Kristen Stewart and Dakota Fanning in The Runaways (2010)
Marisa Abela as Amy Winehouse in Back to Black (2024)

Saturday is packed with artistic beauty, with screenings of Loving Vincent (2017), Emily (2022) and Moonage Daydream (2022).

Bringing the iconic paintings of Vincent Van Gogh to life through 65,000 hand-painted frames, Loving Vincent (2017) is a groundbreaking experimental animation which uncovers the complicated life and death of the world’s most well-loved artist. While known predominantly for his distinctive artistic style, Van Gogh is also a symbol of the ‘tortured artist’ trope, having struggled greatly with his mental health and spending much time in solitude to focus on his work. Loving Vincent reframes what we know about the artist himself, and we felt compelled to celebrate Van Gogh’s revolutionary style and the lasting influence he has had on society through his art.

Taking a breather among this abundance of visual art, Emily (2022) presents the quiet beauty of rural rebellion with the story of novelist and poet, Emily Brontë. While her only novel, Wuthering Heights, is now considered a classic of English literature, little is known about Brontë herself. A mysterious figure known for her reclusive nature, this film blends fact with fiction to explore Emily’s experiences of life, love and loss. Directed by Frances O’Connor, this female-led film presents the power of finding a voice through artistic expression, and we believe Emily Brontë to be an influential figure of rebellion, who didn’t shy away from challenging societal beliefs through her work.

Changing the tone to a kaleidoscopic audio-visual feast, Moonage Daydream (2022) takes us on a cinematic odyssey to celebrate the creative journey of music legend, David Bowie. A chameleon of rock, Bowie was known for constantly reinventing his style through his music and image, shifting into various different personas to explore new genres and challenging traditional gender norms through his eccentric use of fashion and makeup. Utilising a montage style to combine interviews, live performances and archival footage, this unconventional documentary perfectly demonstrates how Bowie continuously pushed the world of art forward, and is a cinematic experience that will fill all of your senses.

Our Sunday screenings highlight some figures in the art world who may be lesser known to many – My Left Foot (1989) and Tove (2020).
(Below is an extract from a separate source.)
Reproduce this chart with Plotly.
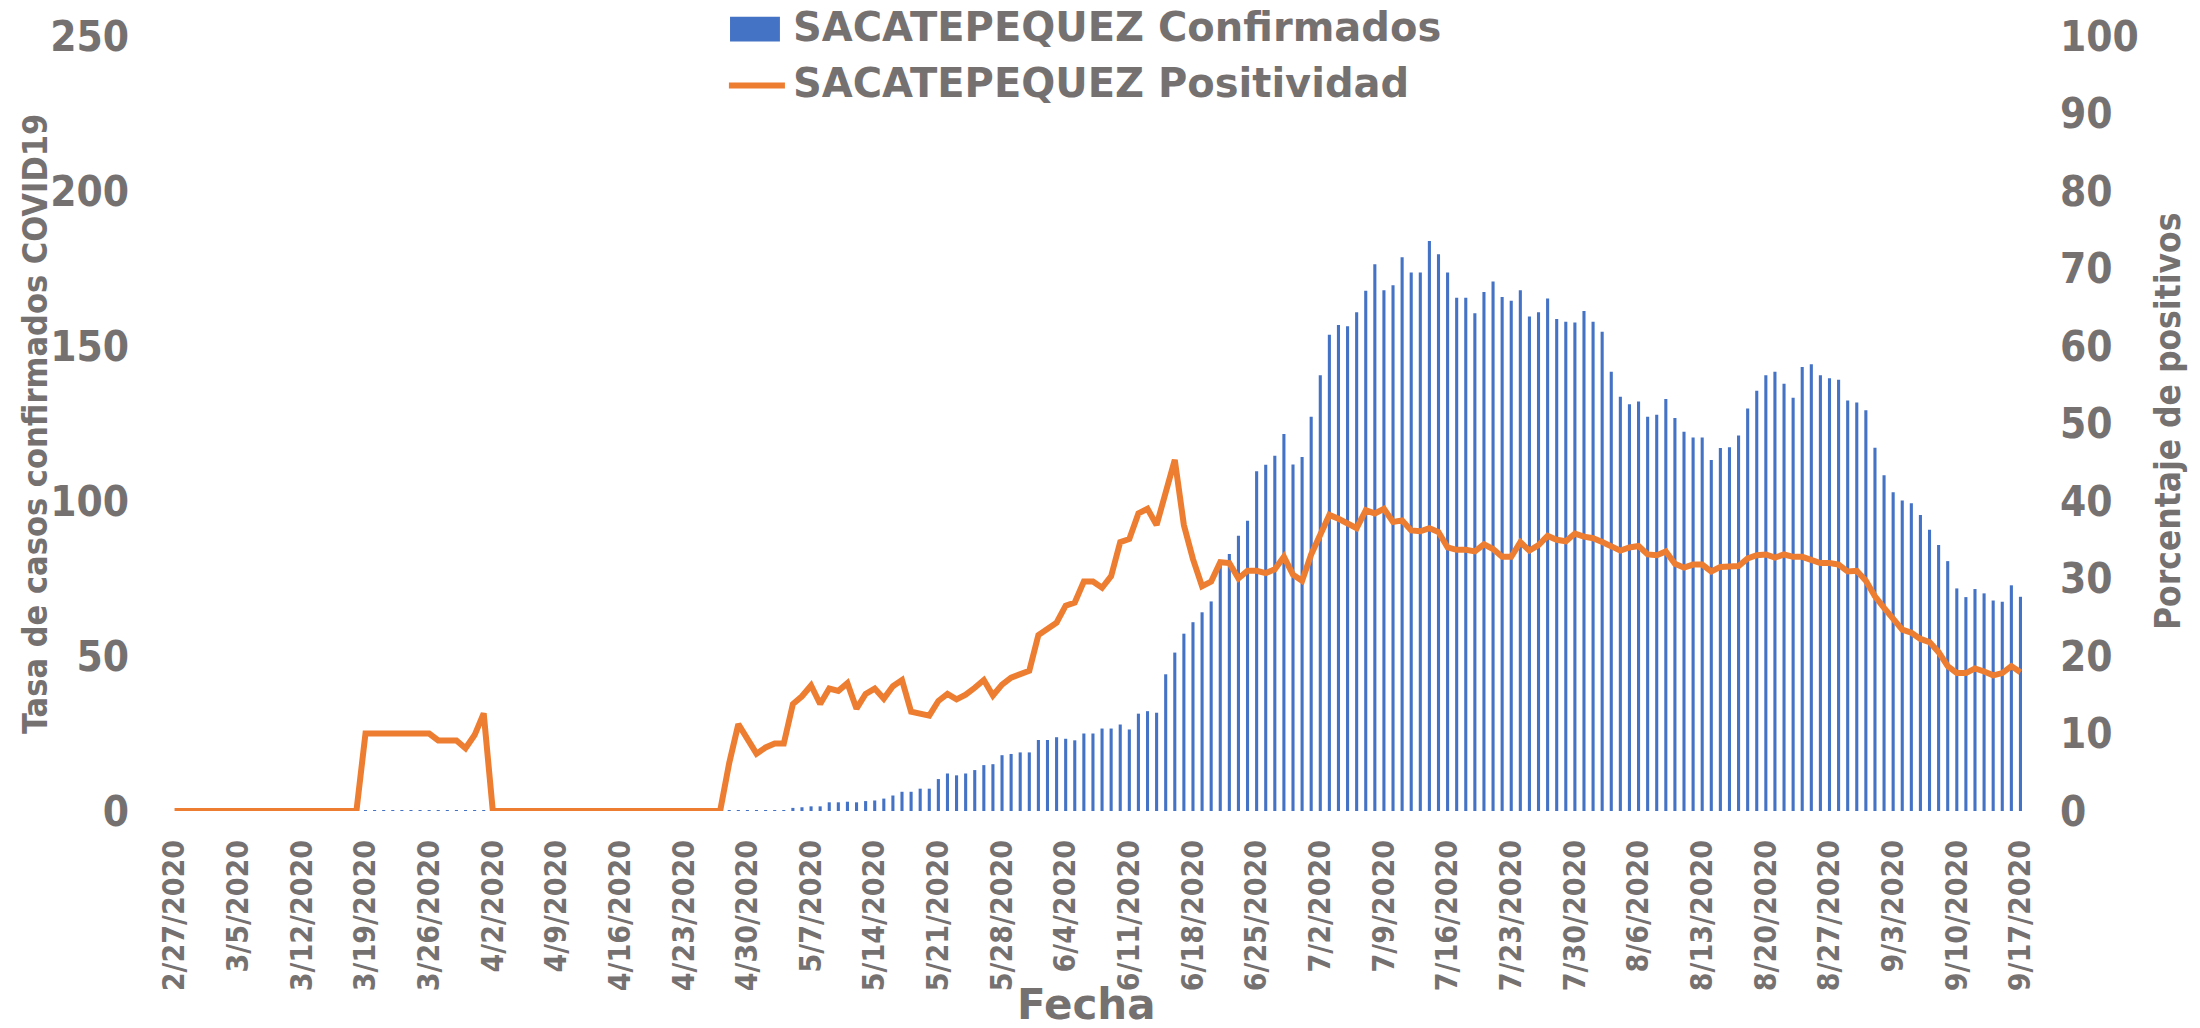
import pandas as pd
import plotly.graph_objects as go

# Daily categories 2/27/2020 .. 9/17/2020
fechas = [f"{d.month}/{d.day}/{d.year}" for d in pd.date_range("2020-02-27", "2020-09-17", freq="D")]

confirmados = [
    0, 0, 0, 0, 0, 0, 0, 0, 0, 0,
    0, 0, 0, 0, 0, 0, 0, 0, 0, 0,
    0, 0.3, 0.3, 0.3, 0.3, 0.3, 0.3, 0.3, 0.3, 0.3,
    0.3, 0.3, 0.3, 0.3, 0.3, 0, 0, 0, 0, 0,
    0, 0, 0, 0, 0, 0, 0, 0, 0, 0,
    0, 0, 0, 0, 0, 0, 0, 0, 0, 0,
    0, 0.3, 0.3, 0.3, 0.3, 0.3, 0.3, 0.3, 1.0, 1.2,
    1.5, 1.5, 2.8, 2.8, 3.0, 2.8, 3.2, 3.4, 4.0, 5.0,
    6.2, 6.2, 7.2, 7.2, 10.3, 12.1, 11.5, 12.1, 13.2, 14.8,
    15.1, 18.0, 18.4, 18.9, 18.9, 22.9, 22.9, 23.8, 23.3, 22.8,
    25.0, 25.0, 26.6, 26.6, 27.9, 26.3, 31.4, 32.2, 31.7, 44.1,
    51.1, 57.2, 60.9, 64.1, 67.6, 80.9, 82.9, 88.8, 93.6, 109.6,
    111.7, 114.6, 121.6, 111.8, 114.2, 127.2, 140.6, 153.6, 156.8, 156.4,
    160.9, 167.8, 176.4, 168.0, 169.6, 178.6, 173.7, 173.7, 183.9, 179.6,
    173.7, 165.6, 165.6, 160.6, 167.4, 170.8, 165.8, 164.6, 168.0, 159.5,
    160.9, 165.3, 158.7, 157.8, 157.6, 161.3, 157.8, 154.6, 141.7, 133.6,
    131.2, 132.1, 127.2, 127.8, 132.9, 126.8, 122.3, 120.5, 120.5, 113.2,
    117.1, 117.3, 121.1, 129.8, 135.6, 140.6, 141.7, 137.8, 133.3, 143.2,
    144.1, 140.6, 139.6, 139.1, 132.4, 131.8, 129.3, 117.2, 108.3, 102.8,
    100.2, 99.3, 95.5, 90.7, 85.8, 80.6, 71.8, 69.0, 71.6, 70.2,
    67.9, 67.5, 72.8, 69.1,
]

positividad = [
    0, 0, 0, 0, 0, 0, 0, 0, 0, 0,
    0, 0, 0, 0, 0, 0, 0, 0, 0, 0,
    0, 10.0, 10.0, 10.0, 10.0, 10.0, 10.0, 10.0, 10.0, 9.1,
    9.1, 9.1, 8.1, 9.8, 12.6, 0, 0, 0, 0, 0,
    0, 0, 0, 0, 0, 0, 0, 0, 0, 0,
    0, 0, 0, 0, 0, 0, 0, 0, 0, 0,
    0, 6.2, 11.2, 9.3, 7.4, 8.2, 8.7, 8.7, 13.8, 14.8,
    16.2, 13.8, 15.8, 15.5, 16.5, 13.2, 15.1, 15.8, 14.5, 16.1,
    16.9, 12.8, 12.6, 12.3, 14.2, 15.1, 14.4, 15.0, 15.9, 16.9,
    14.9, 16.3, 17.2, 17.7, 18.1, 22.7, 23.6, 24.3, 26.5, 26.9,
    29.6, 29.6, 28.8, 30.3, 34.7, 35.1, 38.4, 39.0, 36.9, 41.2,
    45.3, 36.9, 32.5, 29.0, 29.6, 32.1, 32.0, 30.0, 31.0, 31.0,
    30.7, 31.2, 32.8, 30.5, 29.7, 33.1, 35.8, 38.2, 37.7, 37.0,
    36.5, 38.8, 38.4, 39.0, 37.3, 37.5, 36.2, 36.1, 36.5, 36.0,
    34.0, 33.7, 33.7, 33.5, 34.4, 33.8, 32.8, 32.8, 34.7, 33.6,
    34.3, 35.5, 35.0, 34.8, 35.8, 35.4, 35.2, 34.7, 34.2, 33.6,
    34.0, 34.2, 33.1, 33.0, 33.5, 31.9, 31.4, 31.8, 31.8, 30.9,
    31.5, 31.5, 31.6, 32.6, 33.0, 33.1, 32.7, 33.1, 32.8, 32.8,
    32.5, 32.0, 32.0, 31.8, 30.9, 31.0, 29.7, 27.7, 26.2, 24.8,
    23.4, 23.0, 22.2, 21.8, 20.5, 18.7, 17.8, 17.8, 18.4, 18.0,
    17.5, 17.8, 18.7, 17.9,
]

tick_fechas = fechas[::7]
left_ticks = [0, 50, 100, 150, 200, 250]
right_ticks = [0, 10, 20, 30, 40, 50, 60, 70, 80, 90, 100]

serie_conf = "SACATEPEQUEZ Confirmados"
serie_pos = "SACATEPEQUEZ Positividad"

GRAY = "#767171"
BLUE = "#4472C4"
ORANGE = "#ED7D31"
NARROW = "DejaVu Sans Condensed, Liberation Sans Narrow, Arial Narrow, sans-serif"
LEG = "DejaVu Sans, Open Sans, sans-serif"

fig = go.Figure()
fig.add_trace(go.Bar(
    x=fechas, y=confirmados, name=serie_conf,
    marker=dict(color=BLUE, line=dict(width=0)), yaxis="y",
))
fig.add_trace(go.Scatter(
    x=fechas, y=positividad, name=serie_pos,
    mode="lines", line=dict(color=ORANGE, width=6), yaxis="y2",
))

fig.update_layout(
    width=2200, height=1028,
    margin=dict(l=170, r=175, t=28, b=217),
    paper_bgcolor="white", plot_bgcolor="white",
    bargap=0.66,
    showlegend=False,
    xaxis=dict(
        type="category", range=[-0.5, len(fechas) - 0.5],
        tickmode="array", tickvals=tick_fechas, ticktext=tick_fechas,
        tickangle=-90, showgrid=False, showline=False, zeroline=False,
        ticks="", ticklabelstandoff=22, ticklabeloverflow="allow",
        tickfont=dict(family=NARROW, size=30, color=GRAY, weight="bold"),
    ),
    yaxis=dict(
        range=[0, 250], tickmode="array", tickvals=left_ticks,
        showgrid=False, showline=False, zeroline=False, ticks="",
        ticklabelstandoff=40, ticklabeloverflow="allow",
        tickfont=dict(family=NARROW, size=42, color=GRAY, weight="bold"),
    ),
    yaxis2=dict(
        range=[0, 100], tickmode="array", tickvals=right_ticks,
        overlaying="y", side="right",
        showgrid=False, showline=False, zeroline=False, ticks="",
        ticklabelstandoff=34, ticklabeloverflow="allow",
        tickfont=dict(family=NARROW, size=42, color=GRAY, weight="bold"),
    ),
    shapes=[
        dict(type="rect", xref="paper", yref="paper",
             x0=0.3019, x1=0.3288, y0=0.9930, y1=1.0250,
             fillcolor=BLUE, line=dict(width=0)),
        dict(type="line", xref="paper", yref="paper",
             x0=0.3013, x1=0.3315, y0=0.9360, y1=0.9360,
             line=dict(color=ORANGE, width=6)),
    ],
    annotations=[
        dict(text=serie_conf, xref="paper", yref="paper", x=0.3348, y=1.011,
             xanchor="left", yanchor="middle", showarrow=False,
             font=dict(family=LEG, size=40, color=GRAY, weight="bold")),
        dict(text=serie_pos, xref="paper", yref="paper", x=0.3348, y=0.9395,
             xanchor="left", yanchor="middle", showarrow=False,
             font=dict(family=LEG, size=40, color=GRAY, weight="bold")),
        dict(text="Fecha", xref="paper", yref="paper", x=0.494, y=-0.2835,
             xanchor="center", yanchor="bottom", showarrow=False,
             font=dict(family=LEG, size=42, color=GRAY, weight="bold")),
        dict(text="Tasa de casos confirmados COVID19", xref="paper", yref="paper",
             x=-0.0728, y=0.4994, xanchor="center", yanchor="middle", showarrow=False,
             textangle=-90,
             font=dict(family=NARROW, size=34, color=GRAY, weight="bold")),
        dict(text="Porcentaje de positivos", xref="paper", yref="paper",
             x=1.077, y=0.503, xanchor="center", yanchor="middle", showarrow=False,
             textangle=-90,
             font=dict(family=NARROW, size=35, color=GRAY, weight="bold")),
    ],
)

fig.write_html("out.html", config={"displayModeBar": False},
               post_script="document.body.style.margin='0';")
Adapted from the autobiography of the same name, My Left Foot (1989) shares the story of the Irish writer and painter, Christy Brown. A somewhat forgotten artist, Brown was born with cerebral palsy and learned to write, type, and paint with his left foot, the only limb he had effective control of. This unique and honest biopic is not afraid to highlight the ableist views of the time and acts as an accurate representation of people living with cerebral palsy, something which is very rarely explored in mainstream media. An emotional yet empowering story, we are excited to celebrate Brown and the legacy he left through his incredible work.

Everyone knows and loves the Moomins, or is at least familiar with the charming troll family, but do you know who is behind their creation? In this final screening of the season, Tove (2020) explores the life of Tove Jansson, the Finnish illustrator and author who invented the fantastical world of the Moomins. Directed by Zaida Bergroth, this captivating drama follows Jansson’s struggles as an emerging artist, as well as her complicated love life of affairs and same-sex relationships at a time when they were illegal. Together, we felt it was an ideal end to the Rebel Rebel Artists season – an emotional yet quietly uplifting story, honouring this hugely influential artist, who acted as a symbol of progress through both her work and her personal life.

Daniel Day-Lewis as Christie Brown in My Left Foot (1989)
Alma Pöysti as Tove Jansson in Tove (2020)

This is a season that will encourage you to get your creative juices flowing and find change in your own way – everyone has a rebel within that is waiting to break free!